How to Audit AI-Generated Attribution Before It Compounds

Three checks. None require a developer.

Check 1: Confirm whether modeling is active.

Admin > Property > Reporting Identity.

If the setting is "Blended," the default for most properties, conversion modeling is active. If it is "Observed," only measured conversions appear in reports.

Most properties that ran a Consent Mode implementation in the past two years are on Blended. Most practitioners inherited this setting without configuring it.

Check 2: Quantify the modeled share.

Advertising > Attribution > Model Comparison.

Compare the "Data-Driven" and "Last click" attribution models. Look for a breakdown labeled "Modeled" versus "Observed." The divergence between these columns is your modeling signal.

If the Advertising section is not visible, your property may need Advertising features enabled. That is a separate toggle in Admin > Property > Property Settings.

Check 3: Spot-check high-risk conversion paths.

Pull the top ten conversion paths in Attribution > Paths.

Note which paths carry significant volume from sessions likely to have high cookie refusal: EU traffic, iOS Safari, Firefox with strict privacy settings. These are the paths most likely to contain modeled touchpoints. A path that is heavily weighted toward those segments and shows unusually high conversion volume is worth examining against Check 2.

Check 4: Audit Meta Advantage+ modeling exposure.

Meta runs a similar modeling layer for Advantage+ campaign attribution. In Meta Ads Manager, go to Settings > Attribution Setting. If Advantage+ Data-Driven Attribution is active, Meta is generating a portion of your conversion attribution rather than measuring it directly. Standard campaign reporting does not flag which conversions are modeled.

What to do with the result.

You are not trying to eliminate modeling. In a cookieless environment, modeling fills real gaps. The goal is to know the ratio and disclose it when attribution data reaches stakeholders.

"We have 847 conversions in Q1. A portion are modeled based on our property's Blended reporting identity. The channel mix is directionally accurate. The absolute numbers carry a modeling margin."

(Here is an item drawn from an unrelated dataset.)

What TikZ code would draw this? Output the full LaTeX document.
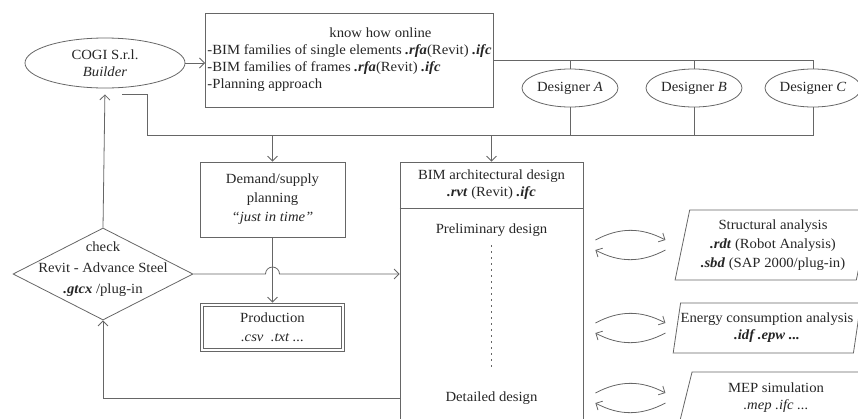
\documentclass[tikz,border=0pt]{standalone}
\usepackage{fontspec}
\setmainfont[FakeStretch=1.05]{Liberation Serif}
\usetikzlibrary{shapes.geometric,arrows.meta,calc}
\definecolor{linegray}{gray}{0.4}
\definecolor{textgray}{gray}{0.15}
\newcommand{\ext}[1]{\textbf{\textit{#1}}}
\begin{document}
\begin{tikzpicture}[x=1pt,y=-1pt,line width=0.8pt,color=linegray,text=textgray,
  font=\fontsize{14}{17}\selectfont,
  arr/.style={-{Straight Barb[length=5pt,width=10pt]}},
  box/.style={draw,rectangle,align=center,inner sep=2pt},
  oval/.style={draw,ellipse,align=center,inner sep=0pt},
  para/.style={draw,trapezium,trapezium left angle=76,trapezium right angle=104,
    trapezium stretches=true,align=center,inner sep=0pt}]
\useasboundingbox (0,0) rectangle (858,418);
\clip (0,0) rectangle (858,418);

\node[oval,minimum width=160pt,minimum height=50pt] (cogi) at (105,63) {COGI S.r.l.\\\textit{Builder}};
\node[box,align=left,minimum width=287pt,minimum height=94pt] (know) at (349.5,60)
  {\hspace*{122pt}know how online\\-BIM families of single elements \ext{.rfa}(Revit) \ext{.ifc}\\
   -BIM families of frames \ext{.rfa}(Revit) \ext{.ifc}\\-Planning approach};
\foreach \d/\x in {A/570,B/694,C/813}
  \node[oval,minimum width=96pt,minimum height=38pt] (d\d) at (\x,88) {Designer \textit{\d}};

\node[box,minimum width=145pt,minimum height=75pt] (demand) at (272.5,199.5)
  {Demand/supply\\[2pt]planning\\[2pt]\textit{``just in time''}};
\node[box,double,double distance=2.5pt,minimum width=141pt,minimum height=45pt] (prod) at (272.5,327.5)
  {Production\\[2pt]\textit{.csv\ \ .txt ...}};

\node[draw,diamond,minimum width=180pt,minimum height=92pt,inner sep=0pt] (check) at (103,274) {};
\node[align=center] (checktext) at ([yshift=5pt]check.center)
  {check\\[4pt]Revit - Advance Steel\\[4pt]\ext{.gtcx} /plug-in};

\node[draw,minimum width=183pt,minimum height=280pt] (bim) at (491.5,302) {};
\draw ([yshift=-47pt]bim.north west) -- ([yshift=-47pt]bim.north east);
\node[align=center] (bimtitle) at (491.5,185) {BIM architectural design\\\ext{.rvt} (Revit) \ext{.ifc}};
\node (prelim) at (491.5,230) {Preliminary design};
\node (detail) at (491.5,398) {Detailed design};
\draw[dash pattern=on 2pt off 4pt,shorten <=5pt,shorten >=17pt] (prelim.south) -- (detail.north);

\node[para,minimum width=196pt,minimum height=70pt] (struct) at (773,245)
  {Structural analysis\\[2pt]\ext{.rdt} (Robot Analysis)\\[2pt]\ext{.sbd} (SAP 2000/plug-in)};
\node[para,minimum width=184pt,minimum height=50pt] (energy) at (767,328)
  {Energy consumption analysis\\\ext{.idf .epw ...}};
\node[para,minimum width=194pt,minimum height=52pt] (mep) at (776,398)
  {MEP simulation\\\textit{.mep .ifc ...}};

\coordinate (bus) at (147,135);
\coordinate (cogiout) at (122,94);

\draw[arr] (cogi.east) -- (cogi.east -| know.west);
\draw (know.east) -| (dC.north);
\draw (dA.north) -- (dA.north |- know.east);
\draw (dB.north) -- (dB.north |- know.east);
\draw (dC.south) |- (bus) |- (cogiout);
\draw (dA.south) -- (dA.south |- bus);
\draw (dB.south) -- (dB.south |- bus);
\draw[arr] (demand.north |- bus) -- (demand.north);
\draw[arr] (bim.north |- bus) -- (bim.north);
\draw[arr,shorten >=2pt] (demand.south) -- (prod.north);
\draw[arr] (check.east) -- ($(demand.south |- check.east)+(-7,0)$)
  arc[start angle=180,end angle=0,radius=7pt] -- (check.east -| bim.west);
\draw[arr] (bim.west |- detail) -| (check.south);
\draw[arr,shorten >=6pt] (check.north) -- (cogi.south);

\foreach \n in {struct,energy,mep}{
  \draw[arr] ($(bim.east |- \n.west)+(12,-5)$) to[bend left=28] ($(bim.east |- \n.west)+(82,-5)$);
  \draw[arr] ($(bim.east |- \n.west)+(82,5)$) to[bend left=28] ($(bim.east |- \n.west)+(12,5)$);
}
\end{tikzpicture}
\end{document}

That disclosure changes nothing about the strategy. It changes everything about the trust placed in the number.


Before you run this audit, you probably assume your attribution is measured. After you run it, you will know what it actually is.

Most practitioners land in the middle: a property they did not configure from scratch, running defaults they inherited, producing reports they trust because the numbers look right. The numbers look right because a model trained on your own data was built to make them look right.

That is not a failure. It is a tradeoff you made without knowing you made it. You followed the Consent Mode guidance. You kept your conversion data alive through the cookie transition. The model was part of that deal.

The practitioner who runs this audit is not the paranoid one. They are the one who walks into the next board review knowing which numbers are measured and which are filled. That distinction used to live in the tag. Now it lives in a reporting identity setting that most dashboards never surface.

The dashboard does not leave blanks. It never did. Now you know where to look for the fills.